Dr. Cedric de Coning, a South African security expert and advisor to the African Centre for the Constructive Resolution of Disputes, said the advantage of African peacekeeping forces is their willingness to deploy quickly and without all the frills and niceties that U.N. missions require. He believes AU logistics should strive to preserve this advantage. “The reason that the African Union or the African troops can deploy faster than the United Nations is because they don’t have all the standards and rules and bureaucracies in place that the U.N. or the EU has,” de Coning told ADF in a 2015 interview.

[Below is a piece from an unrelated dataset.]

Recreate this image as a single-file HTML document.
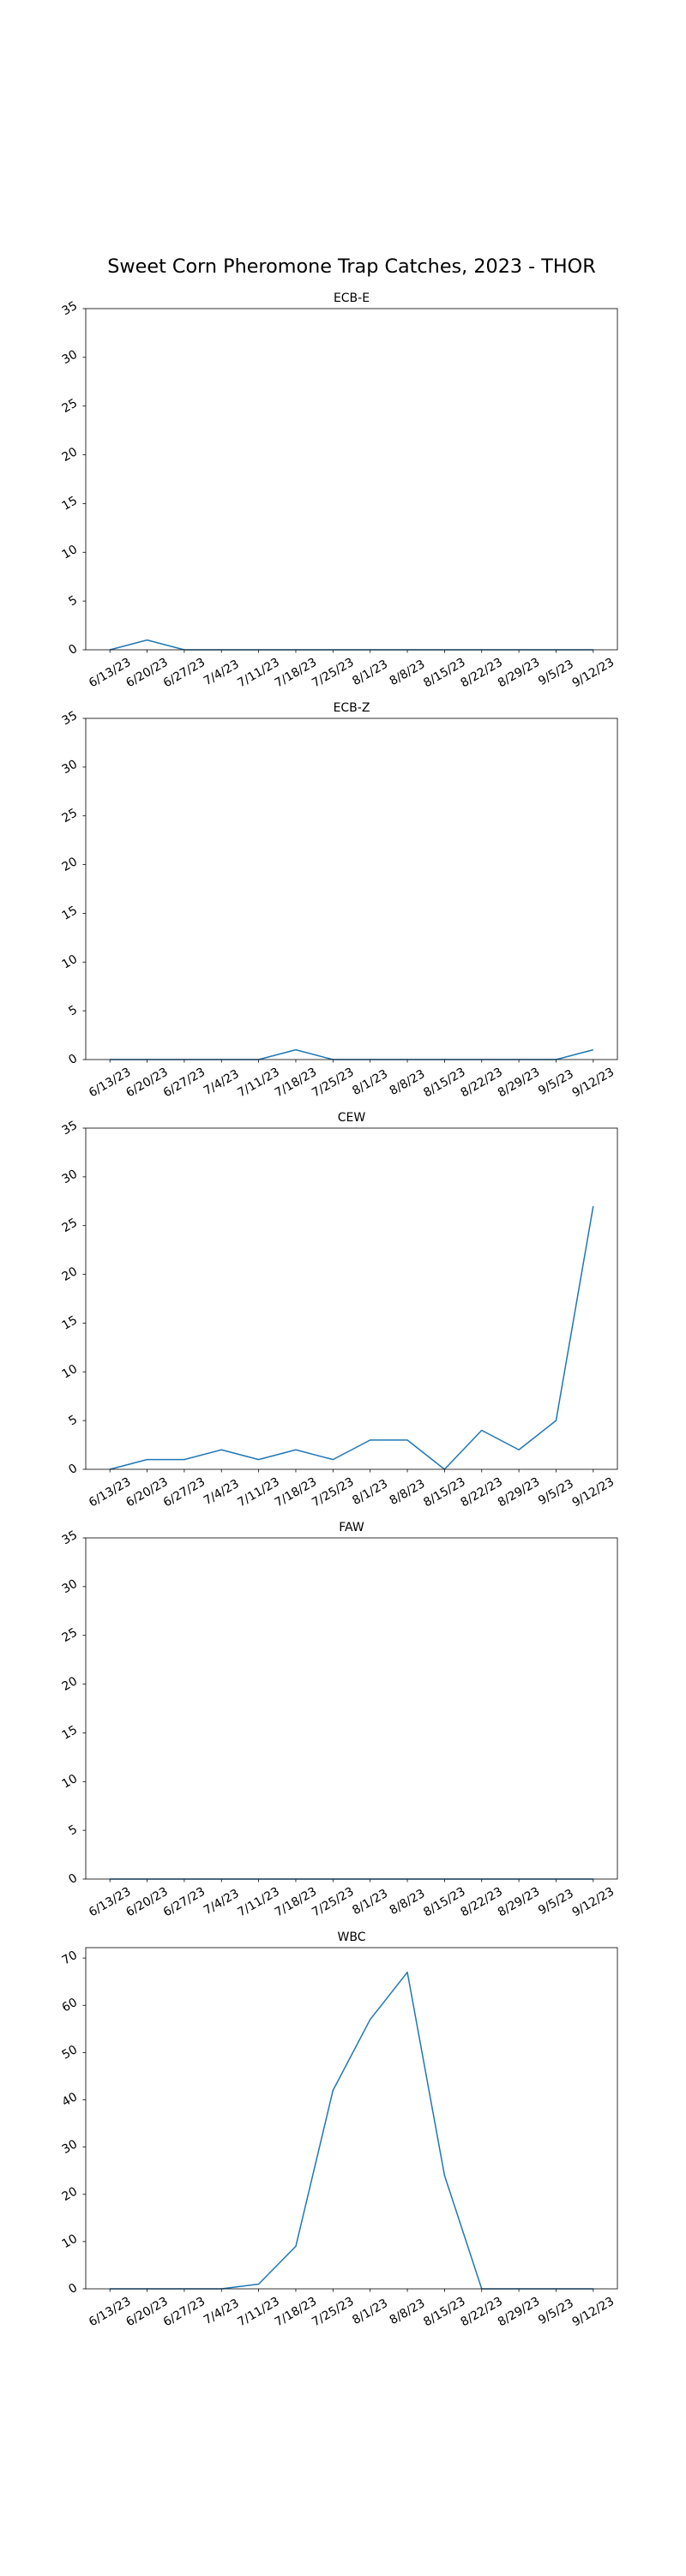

He added: “The comparative advantage of the AU and all the African countries is that they can deploy fast, and they’re willing to be more robust.”

Mbow also stressed the need for the AU logistics plan to fit a uniquely African style. “When it comes to the scale of support and standards, we should have our own standards, which may not be the same as the U.S. or European countries,” he said.

He pointed out that, in the case of Chad, the logistics had to match the mission and the speed of the fighting force.
“If you look at the operational tempo and the way they fight against terrorism, you need to have logistics that is adapted to that type of operation. So adaptation is extremely important,” he said. “How we deliver water, fuel, how we do our maintenance to adapt to the high operational tempo [is important]. I can tell you actually that all the operations that we are conducting like AMISOM or other peace support operations in Africa are high-intensity operations.”